AF: Jack Berkenstock (interviewed in issue 1) would love that idea. His work includes using RPG play to help people become better emotional communicators.

EP: What was your experience writing for Paizo and writing in the Golarion setting, versus playing it?

QM: Golarion is delightfully weird in a good way—just strange enough to feel real. I feel like the problem with a lot of fantasy worlds is they try so hard to be like, sensible. But as anybody experiencing real life will tell you—the real world is not often that sensible. And when things are a bit weird, you think, okay, I feel at home here.

AF: That’s a cool way to put it.

QM: I’ll just use a Golarion example. Hellknights, right? Hellknights are so dumb they feel real, right? Imagine someone like the Hellknights. “Hey, you know who has really great laws? Devils! Let’s emulate hell!” They have these great tensions, they’re trying to do what they think is right, but it’s like, “Guys, do you understand what you’re doing?” Because they really don’t! I am fascinated by the Hellknights, because that weirdness of them makes them feel cool and like they would exist.

AF: A lot of your comments got me thinking about how weird and yet approachable some of the creatures in the new ancestry guide were. Golarion is one of my favorite settings.

QM: It’s a fantastic setting. My writing for them has hooked me on Golarion, so I use it in my games a lot. Then, when I GM Pathfinder, I love to experiment and try new things. There’s a lot of new stuff that I would never even try to put on a developer for Pathfinder. Especially if you’re doing an official release, you need to keep within bounds. When I GM games, I get to push limits really hard—because it’s not getting published, it’s for my players, and as long as they’re having fun, we’re good.

AF: What projects do you have coming out that you can tell us about? Where can we find the work that you’re most proud of? And where do you want to be found online?

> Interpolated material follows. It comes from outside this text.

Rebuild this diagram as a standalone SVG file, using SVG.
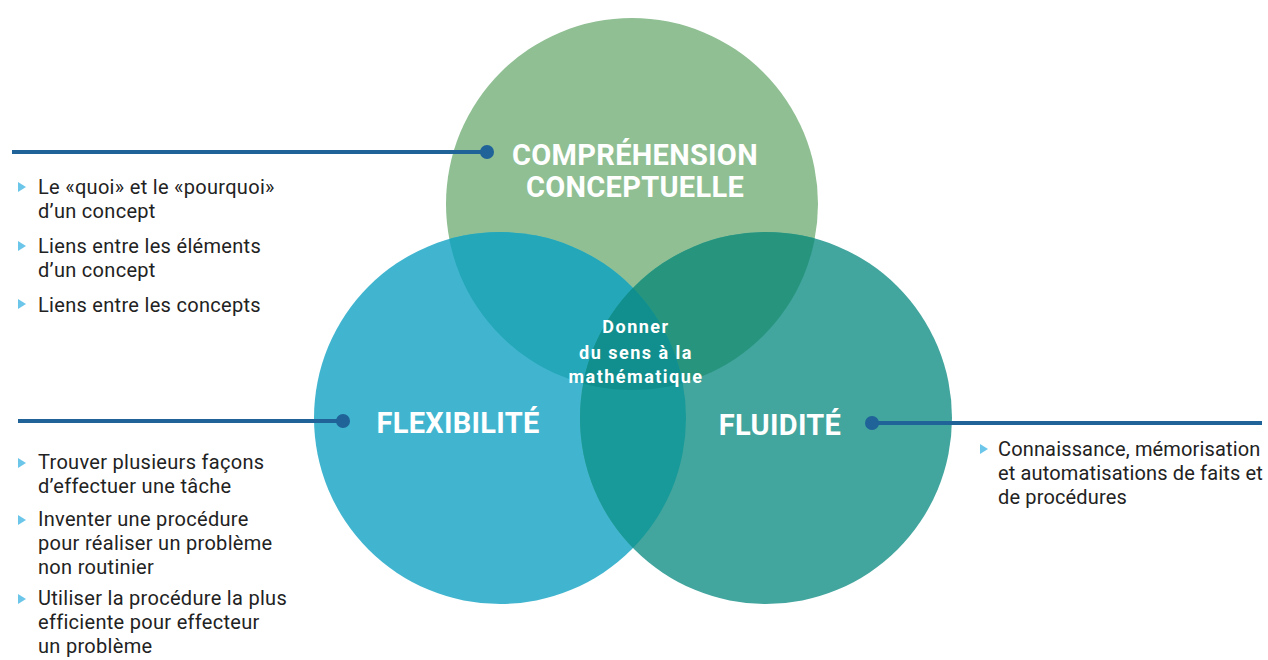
<svg xmlns="http://www.w3.org/2000/svg" width="1268" height="660" viewBox="0 0 1268 660">
<style>
.t{font-family:Roboto,"Liberation Sans",sans-serif;font-size:20px;fill:#222;letter-spacing:0.3px}
.r{letter-spacing:0.15px}
.h{font-family:Roboto,"Liberation Sans",sans-serif;font-weight:bold;font-size:29px;fill:#fff;text-anchor:middle;letter-spacing:0.3px}
.c{font-family:Roboto,"Liberation Sans",sans-serif;font-weight:bold;font-size:18px;fill:#fff;text-anchor:middle;letter-spacing:1.5px}
.ln{stroke:#1f6398;stroke-width:4;fill:none}
.dot{fill:#1f6398}
.b{fill:#6cc6ea}
</style>
<defs>
<clipPath id="cG"><circle cx="632" cy="204" r="186"/></clipPath>
<clipPath id="cB"><circle cx="500" cy="418" r="186"/></clipPath>
<polygon id="tri" points="0,-5 8,0 0,5"/>
</defs>
<rect width="1268" height="660" fill="#fff"/>
<g id="venn">
<circle cx="632" cy="204" r="186" fill="#8fbf93"/>
<circle cx="500" cy="418" r="186" fill="#41b5cf"/>
<circle cx="766" cy="418" r="186" fill="#42a59e"/>
<circle cx="500" cy="418" r="186" fill="#24a7b8" clip-path="url(#cG)"/>
<circle cx="766" cy="418" r="186" fill="#27957e" clip-path="url(#cG)"/>
<circle cx="766" cy="418" r="186" fill="#179a99" clip-path="url(#cB)"/>
<g clip-path="url(#cG)"><circle cx="766" cy="418" r="186" fill="#108f8e" clip-path="url(#cB)"/></g>
</g>
<g id="connectors">
<line class="ln" x1="12" y1="152" x2="487" y2="152"/>
<circle class="dot" cx="487" cy="152" r="7"/>
<line class="ln" x1="18" y1="421" x2="343" y2="421"/>
<circle class="dot" cx="343" cy="421" r="7"/>
<line class="ln" x1="872" y1="423" x2="1262" y2="423"/>
<circle class="dot" cx="872" cy="423" r="7"/>
</g>
<g id="comprehension">
<text class="h" x="635" y="165">COMPRÉHENSION</text>
<text class="h" x="635" y="197">CONCEPTUELLE</text>
</g>
<g id="flexibilite">
<text class="h" x="458" y="433">FLEXIBILITÉ</text>
</g>
<g id="fluidite">
<text class="h" x="780" y="435">FLUIDITÉ</text>
</g>
<g id="centre">
<text class="c" x="636" y="333">Donner</text>
<text class="c" x="636" y="359">du sens à la</text>
<text class="c" x="636" y="383">mathématique</text>
</g>
<g id="list-comprehension">
<use href="#tri" class="b" x="18" y="187"/>
<text class="t" x="38" y="194">Le «quoi» et le «pourquoi»</text>
<text class="t" x="38" y="218">d’un concept</text>
<use href="#tri" class="b" x="18" y="246"/>
<text class="t" x="38" y="253">Liens entre les éléments</text>
<text class="t" x="38" y="277">d’un concept</text>
<use href="#tri" class="b" x="18" y="304"/>
<text class="t" x="38" y="312">Liens entre les concepts</text>
</g>
<g id="list-flexibilite">
<use href="#tri" class="b" x="18" y="463"/>
<text class="t" x="38" y="469">Trouver plusieurs façons</text>
<text class="t" x="38" y="493">d’effectuer une tâche</text>
<use href="#tri" class="b" x="18" y="520"/>
<text class="t" x="38" y="526">Inventer une procédure</text>
<text class="t" x="38" y="550">pour réaliser un problème</text>
<text class="t" x="38" y="574">non routinier</text>
<use href="#tri" class="b" x="18" y="599"/>
<text class="t" x="38" y="605">Utiliser la procédure la plus</text>
<text class="t" x="38" y="629">efficiente pour effecteur</text>
<text class="t" x="38" y="653">un problème</text>
</g>
<g id="list-fluidite">
<use href="#tri" class="b" x="980" y="449"/>
<text class="t r" x="998" y="456">Connaissance, mémorisation</text>
<text class="t r" x="998" y="480">et automatisations de faits et</text>
<text class="t r" x="998" y="504">de procédures</text>
</g>
</svg>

QM: Stuff I am working on right now: I just turned in my first work for Starfinder. I also love Starfinder. I want to be playing and writing more for Starfinder. That’s going to be in a society adventure that’s coming out in a bit. I’ve been working on rules for solo play. It’s really one-on-one play. I made it with my son. I wanted to make it be a simple thing of playing Pathfinder, so I didn’t have to make too many rules. I want to be able to play in AP with just one other player.

My adventures are in Sig: City of Blades. I did three really cool adventures in that. I did some consultant work in Hard Wired Island (a cyberpunk themed TTRPG on Itch.io).